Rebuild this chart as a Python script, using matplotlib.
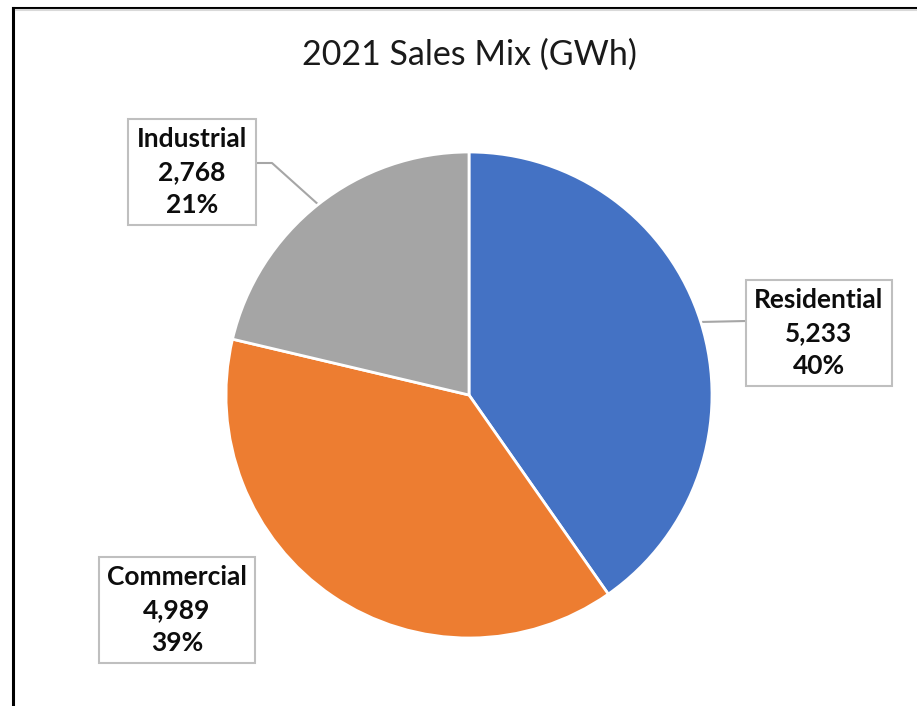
import matplotlib
matplotlib.use("Agg")
import matplotlib.pyplot as plt
from matplotlib.lines import Line2D
import numpy as np

plt.rcParams['font.family'] = ['Lato', 'DejaVu Sans']

# data
categories = ["Residential", "Commercial", "Industrial"]
sales_gwh = [5233, 4989, 2768]
pct_labels = ["40%", "39%", "21%"]
colors = ["#4472C4", "#ED7D31", "#A5A5A5"]
title = "2021 Sales Mix (GWh)"

W, H = 917, 706
fig = plt.figure(figsize=(W / 100, H / 100), dpi=100)
ax = fig.add_axes([0, 0, 1, 1])

cx, cy, r = 469, H - 395, 243
wedges, _ = ax.pie(sales_gwh, colors=colors, startangle=90, counterclock=False,
                   center=(cx, cy), radius=r,
                   wedgeprops=dict(edgecolor="white", linewidth=2))
ax.set_xlim(0, W)
ax.set_ylim(0, H)
ax.set_aspect("equal")
ax.axis("off")

ax.text(cx, H - 55, title, ha="center", va="center", fontsize=24.5, color="#1A1A1A")

# label box centres (pixel layout)
box_pos = {"Residential": (819, H - 333), "Commercial": (177, H - 610),
           "Industrial": (192, H - 172)}
for w, name, v, p in zip(wedges, categories, sales_gwh, pct_labels):
    txt = f"{name}\n{v:,}\n{p}"
    bx, by = box_pos[name]
    ax.text(bx, by, txt, ha="center", va="center", fontsize=19, fontweight="bold",
            color="#0D0D0D", linespacing=1.45,
            bbox=dict(boxstyle="square,pad=0.32", facecolor="white",
                      edgecolor="#BFBFBF", linewidth=1.5))
    mid = np.deg2rad((w.theta1 + w.theta2) / 2)
    ex, ey = cx + r * np.cos(mid), cy + r * np.sin(mid)
    if name == "Industrial":
        ax.plot([257, 272, ex], [H - 163, H - 163, ey], color="#A6A6A6", lw=1.5, zorder=0.5)
    elif name == "Residential":
        ax.plot([746, ex], [H - 321, ey], color="#A6A6A6", lw=1.5, zorder=0.5)

# outer frame (left and top edges only visible)
fig.add_artist(Line2D([13 / W, 13 / W], [0, 1 - 8 / H], color="black", lw=2.2))
fig.add_artist(Line2D([13 / W, 1], [1 - 8 / H, 1 - 8 / H], color="black", lw=2.2))
fig.add_artist(Line2D([15.5 / W, 1], [1 - 10 / H, 1 - 10 / H], color="#D9D9D9", lw=1.5))

fig.savefig("out.png", dpi=100, facecolor="white")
============================================================
● **Set problem**:
Go through the data above and transcribe it in full, omitting any image.

● **Finished task**:
Rebuild this chart as a Python script, using matplotlib.
import matplotlib
matplotlib.use("Agg")
import matplotlib.pyplot as plt
from matplotlib.lines import Line2D
import numpy as np

plt.rcParams['font.family'] = ['Lato', 'DejaVu Sans']

# data
categories = ["Residential", "Commercial", "Industrial"]
sales_gwh = [5233, 4989, 2768]
pct_labels = ["40%", "39%", "21%"]
colors = ["#4472C4", "#ED7D31", "#A5A5A5"]
title = "2021 Sales Mix (GWh)"

W, H = 917, 706
fig = plt.figure(figsize=(W / 100, H / 100), dpi=100)
ax = fig.add_axes([0, 0, 1, 1])

cx, cy, r = 469, H - 395, 243
wedges, _ = ax.pie(sales_gwh, colors=colors, startangle=90, counterclock=False,
                   center=(cx, cy), radius=r,
                   wedgeprops=dict(edgecolor="white", linewidth=2))
ax.set_xlim(0, W)
ax.set_ylim(0, H)
ax.set_aspect("equal")
ax.axis("off")

ax.text(cx, H - 55, title, ha="center", va="center", fontsize=24.5, color="#1A1A1A")

# label box centres (pixel layout)
box_pos = {"Residential": (819, H - 333), "Commercial": (177, H - 610),
           "Industrial": (192, H - 172)}
for w, name, v, p in zip(wedges, categories, sales_gwh, pct_labels):
    txt = f"{name}\n{v:,}\n{p}"
    bx, by = box_pos[name]
    ax.text(bx, by, txt, ha="center", va="center", fontsize=19, fontweight="bold",
            color="#0D0D0D", linespacing=1.45,
            bbox=dict(boxstyle="square,pad=0.32", facecolor="white",
                      edgecolor="#BFBFBF", linewidth=1.5))
    mid = np.deg2rad((w.theta1 + w.theta2) / 2)
    ex, ey = cx + r * np.cos(mid), cy + r * np.sin(mid)
    if name == "Industrial":
        ax.plot([257, 272, ex], [H - 163, H - 163, ey], color="#A6A6A6", lw=1.5, zorder=0.5)
    elif name == "Residential":
        ax.plot([746, ex], [H - 321, ey], color="#A6A6A6", lw=1.5, zorder=0.5)

# outer frame (left and top edges only visible)
fig.add_artist(Line2D([13 / W, 13 / W], [0, 1 - 8 / H], color="black", lw=2.2))
fig.add_artist(Line2D([13 / W, 1], [1 - 8 / H, 1 - 8 / H], color="black", lw=2.2))
fig.add_artist(Line2D([15.5 / W, 1], [1 - 10 / H, 1 - 10 / H], color="#D9D9D9", lw=1.5))

fig.savefig("out.png", dpi=100, facecolor="white")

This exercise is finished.